There wasn’t a display on killing, skinning and eating the poor bunny, who in this case was made of nylon, but I am sure a quick peruse of a Clarissa Dickson-Wright or Valentine Warner cookery book and a sharp knife will put me right.

On the subject of rabbits there seems to be a vast club of people who breed giant specimens, that like bunny buddha’s, sit fatly in their cages gazing benignly at the small children wanting to stroke their lush and no doubt valuable fur. More fascinating still are their owners, who unlike their counterparts who catch and eat them, really should get out more. This is also true of the stranger still sub tribe of Hamster breeder; grown men and women who quite obviously devote themselves to the ungrateful brown rodents.

But I don’t want it to sound like I’m contemptuous, I loved all this stuff. I think its fantastic that there are large numbers of people who are immersed in lives that are in touch with the wild (or caged in the case of the hamsters), who can forge a living from the woods and the fields. Who will go hunting for their dinner and in general harm no one apart from pigeons, fish and rodent’s. Falconry is incredibly impressive to watch and I’m sure casting lessons will help many more men get away from their wives for hours, maybe days at a time next to a river or pond.

And while I am sure there is a major whiff of Countryside Alliance about them and possibly a darker side of dog fights and poaching, I have definitely gained a new respect for this very different, at least very different to mine, way of life.

I still don’t know what you need a crossbow for though!

22 March 2010

BA Dispute

A week spent in the French ski resort of Morzine/Avoriaz had the potential to be ruined by the 3 day British Airways cabin crew strike, that commenced on the day we were due to return home. There has been so much in the media about the strike that I struggle to believe that passengers have not been in a position to make alternative arrangements.

BA seem to have the upper hand with communication and emergency planning working effectively. They contacted me by email 3 days in advance of my return flight to say it was cancelled, I then had the option of booking an alternative flight that was 1 hour earlier than the original schedule but operated by Jet2 rather than BA.

BA do of course fall down in short haul with their almost complete lack of customer care and service. It seems that rather than rising to the challenge of the Easyjet's and Ryan Air's they have rushed headfirst to meet their levels of service. This is most marked now in the amount of luggage you can check in, 1 bag no more than 23Kg. Now I only booked BA to Geneva in the first place because they used to allow sporting equipment as an extra bag with no charge. So ideal if you are taking ski's. No longer; extra money will change hands if you have more than one bag.
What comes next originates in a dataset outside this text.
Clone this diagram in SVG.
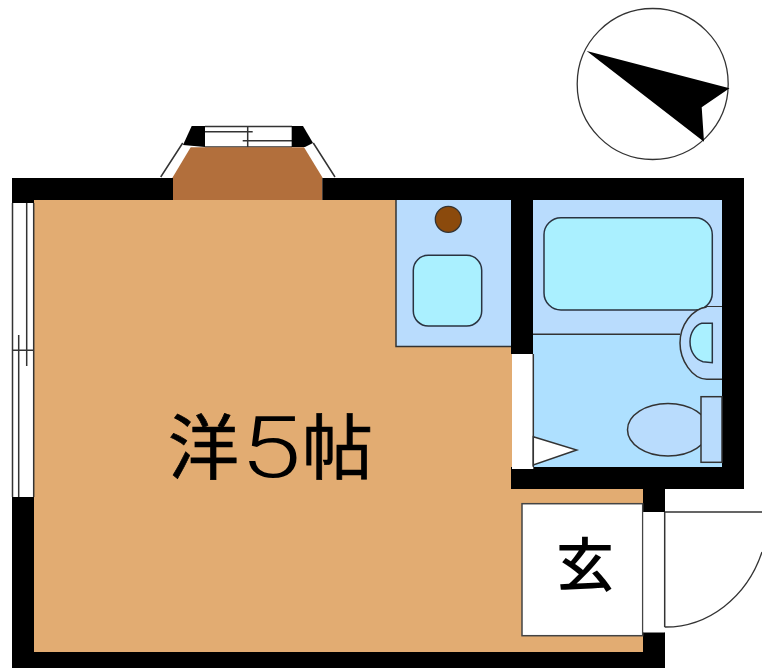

Does that remind you of anyone?

I feel somewhat conflicted in that I want BA to improve levels of service but understand that the penny pinching on meals and baggage is all about making savings or generating extra income, which in this climate has to be a smart move. Yet as a passenger they are no different to any other cut price carrier; making these savings removes a portion of their competitive advantage which I suspect they will never regain.

As if to prove this rule the flight operated by Jet2 from Geneva to Heathrow on behalf of BA was excellent, certainly better than the BA flight in reverse a week earlier. More motivated, happier staff, friendly smiles and good customer care. I understand BA cabin crew are demotivated by change but just look what potential competitors are doing and wake up.

And the BA cabin crew's position is no different to workers in other industries where the economy has changed the fight from one of profit and expansion to raw survival. While it seems clear that Willy Walsh is busting for this fight with the union he has a much better arguement about the survival of a great company for the long term than the unions do about what seem like relatively minor changes to terms. Obviously there is more to it but I dont see very much public sympathy for the cabin crew. They're pretty well paid and other workers have unfortunately had to accept new realities in order to survive.

Just want also to say thanks to Henry and jess at our Chillipepper chalet in Les Prodains, Morzine for looking after us with some great food over the course of the week. I'm not sure I'd pay the money to go again but the chalet hosts were lovely.

8 February 2010

After a month of relative austerity, staying in, trying not to drink and doing exercise, February has started with a bang. Fortunately my birthday arrives early in the month so there is a reasonable excuse to start enjoying life again, despite the advancing years.

Late January saw a trip to the tiny French ski resort of Val d'Allos. 2 hours drive north of Nice, virtually no Brits to be seen and plenty of challenging and cruisy runs either at La Foux or Les Seignus www.valdallos.com. Friend Hammy owns a small chalet in the village. Small with a few restaurants a typical French PMU bar, patisserie, tabac and Shopi this is very definitly not a resort if you are after apres ski and night life. Which is precisely the reason for going there!

And for me after the autumn knee op and the consequent DVT http://en.wikipedia.org/wiki/DVT it was a good test to see if all my limbs would hold out, not just on the slopes but back on a plane and of course from an excess of not at all useful male banter. Needless to say plenty of wine was taken. But the knee held out and I'm confident that come March I should be able to have a real blast.